## Set problem
Count the lines below that contain the word "React". Give only the number.

·····

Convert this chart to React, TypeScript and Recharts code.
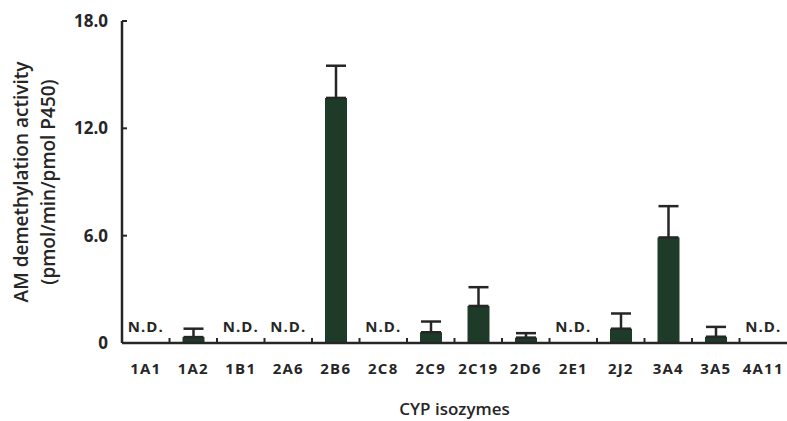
import React from 'react';
import { BarChart, Bar, XAxis, YAxis, ErrorBar, Label } from 'recharts';

const categories = ['1A1', '1A2', '1B1', '2A6', '2B6', '2C8', '2C9', '2C19', '2D6', '2E1', '2J2', '3A4', '3A5', '4A11'];
const activity = [0, 0.33, 0, 0, 13.7, 0, 0.6, 2.07, 0.3, 0, 0.8, 5.9, 0.35, 0];
const sdUpper = [null, 0.47, null, null, 1.8, null, 0.6, 1.05, 0.25, null, 0.85, 1.75, 0.55, null];
const notDetected = [true, false, true, true, false, true, false, false, false, true, false, false, false, true];
const yTicks = [0, 6, 12, 18];

const data = categories.map((c, i) => ({
  name: c,
  value: activity[i],
  err: sdUpper[i] == null ? null : [0, sdUpper[i]],
}));

const INK = '#262626';
const BAR = '#1e3a29';
const FONT = '"Open Sans", "DejaVu Sans", sans-serif';
const N = categories.length;
const PLOT_W = 787 - 122;
const BAND = PLOT_W / N;

const XTick = (props: any) => {
  const { x, y, payload, index } = props;
  return (
    <g>
      {index < N - 1 && (
        <line x1={x + BAND / 2} x2={x + BAND / 2} y1={y} y2={y - 5} stroke={INK} strokeWidth={2} />
      )}
      {notDetected[index] && (
        <text x={x} y={y - 16} dy="0.35em" textAnchor="middle" fontFamily={FONT} fontWeight={700} fontSize={15} fill={INK} letterSpacing={1}>
          N.D.
        </text>
      )}
      <text x={x} y={y + 26} dy="0.35em" textAnchor="middle" fontFamily={FONT} fontWeight={700} fontSize={15} fill={INK} letterSpacing={1.2}>
        {payload.value}
      </text>
    </g>
  );
};

const YTick = (props: any) => {
  const { x, y, payload } = props;
  const v = payload.value;
  return (
    <g>
      <line x1={x + 14} x2={x + 19} y1={y} y2={y} stroke={INK} strokeWidth={2} />
      <text x={x} y={y} dy="0.35em" textAnchor="end" fontFamily={FONT} fontWeight={700} fontSize={17} fill={INK}>
        {v === 0 ? '0' : v.toFixed(1)}
      </text>
    </g>
  );
};

const YLabel = (props: any) => {
  const vb = props.viewBox || {};
  const cy = (vb.y ?? 21) + (vb.height ?? 322) / 2;
  return (
    <g>
      <text x={21} y={cy} transform={`rotate(-90, 21, ${cy})`} textAnchor="middle" dy="0.35em" fontFamily={FONT} fontWeight={600} fontSize={19} fill={INK}>
        AM demethylation activity
      </text>
      <text x={48} y={cy} transform={`rotate(-90, 48, ${cy})`} textAnchor="middle" dy="0.35em" fontFamily={FONT} fontWeight={600} fontSize={19} fill={INK}>
        (pmol/min/pmol P450)
      </text>
    </g>
  );
};

export default function App() {
  return (
    <div style={{ position: 'absolute', left: 0, top: 0, width: 787, height: 421, background: '#fff' }}>
      <BarChart width={787} height={421} data={data} margin={{ top: 21, right: 0, left: 0, bottom: 0 }}>
        <XAxis
          dataKey="name"
          height={78}
          tickLine={false}
          tickSize={0}
          tickMargin={0}
          axisLine={{ stroke: INK, strokeWidth: 2.5 }}
          tick={<XTick />}
          interval={0}
        >
          <Label value="CYP isozymes" position="insideBottom" offset={6} fontFamily={FONT} fontWeight={600} fontSize={17} fill={INK} />
        </XAxis>
        <YAxis
          width={122}
          domain={[0, 18]}
          ticks={yTicks}
          tickLine={false}
          tickSize={0}
          tickMargin={14}
          axisLine={{ stroke: INK, strokeWidth: 2.5 }}
          tick={<YTick />}
          interval={0}
        >
          <Label content={<YLabel />} />
        </YAxis>
        <Bar dataKey="value" fill={BAR} barSize={22} isAnimationActive={false}>
          <ErrorBar dataKey="err" direction="y" width={10} stroke={INK} strokeWidth={2.5} />
        </Bar>
      </BarChart>
    </div>
  );
}
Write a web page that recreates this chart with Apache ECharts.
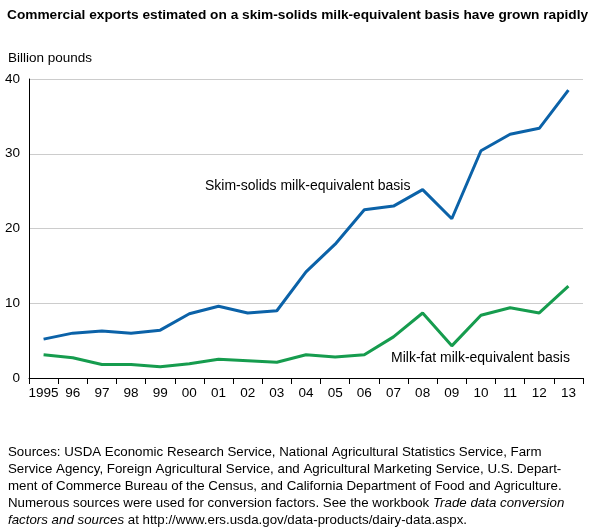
<!DOCTYPE html><html><head><meta charset="utf-8"><script src="https://cdn.jsdelivr.net/npm/echarts@6/dist/echarts.min.js"></script>
<style>body{margin:0;font-family:Arial,"Liberation Sans",sans-serif}#c{width:596px;height:527px}</style></head><body><div id="c"></div>
<script>
const categories=['1995','96','97','98','99','00','01','02','03','04','05','06','07','08','09','10','11','12','13'];
const skimSolids=[5.2,6.0,6.3,6.0,6.4,8.6,9.6,8.7,9.0,14.2,17.9,22.5,23.0,25.2,21.3,30.4,32.6,33.4,38.5];
const milkFat=[3.1,2.7,1.8,1.8,1.5,1.9,2.5,2.3,2.1,3.1,2.8,3.1,5.5,8.7,4.3,8.4,9.4,8.7,12.3];
const F='Arial,"Liberation Sans",sans-serif';
const chart=echarts.init(document.getElementById('c'));
const ts={fontSize:14,fontFamily:F,fill:'#000'};
chart.setOption({
 animation:false,
 title:[{text:'Commercial exports estimated on a skim-solids milk-equivalent basis have grown rapidly',left:2,top:3,textStyle:{fontSize:13.7,fontWeight:'bold',fontFamily:F,color:'#000'}},
 {text:'Billion pounds',left:3,top:46,textStyle:{fontSize:13.5,fontWeight:'normal',fontFamily:F,color:'#000'}},
 {text:'Sources: USDA Economic Research Service, National Agricultural Statistics Service, Farm\nService Agency, Foreign Agricultural Service, and Agricultural Marketing Service, U.S. Depart-\nment of Commerce Bureau of the Census, and California Department of Food and Agriculture.\nNumerous sources were used for conversion factors. See the workbook {i|Trade data conversion}\n{i|factors and sources} at http://www.ers.usda.gov/data-products/dairy-data.aspx.',left:3,top:439,
  textStyle:{fontSize:13.3,fontWeight:'normal',fontFamily:F,color:'#000',lineHeight:17,rich:{i:{fontStyle:'italic',fontSize:13.3,fontFamily:F}}}}],
 grid:{left:29,right:13,top:79,bottom:149,containLabel:false},
 xAxis:{type:'category',data:categories,boundaryGap:true,
  axisLine:{lineStyle:{color:'#000'}},axisTick:{show:true,length:6,lineStyle:{color:'#000'}},
  axisLabel:{color:'#000',fontSize:13.5,fontFamily:F,margin:8,interval:0}},
 yAxis:{type:'value',min:0,max:40,interval:10,
  axisLine:{show:true,lineStyle:{color:'#000'}},axisTick:{show:false},
  axisLabel:{color:'#000',fontSize:13.5,fontFamily:F,margin:9},
  splitLine:{lineStyle:{color:'#ccc'}}},
 graphic:[
  {type:'text',left:205,top:179,style:Object.assign({text:'Skim-solids milk-equivalent basis'},ts)},
  {type:'text',left:391,top:351,style:Object.assign({text:'Milk-fat milk-equivalent basis'},ts)}
 ],
 series:[
  {type:'line',data:skimSolids,symbol:'none',lineStyle:{color:'#0b62a8',width:3}},
  {type:'line',data:milkFat,symbol:'none',lineStyle:{color:'#169c4e',width:3}}
 ]
});
</script></body></html>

·····

## Answer below
2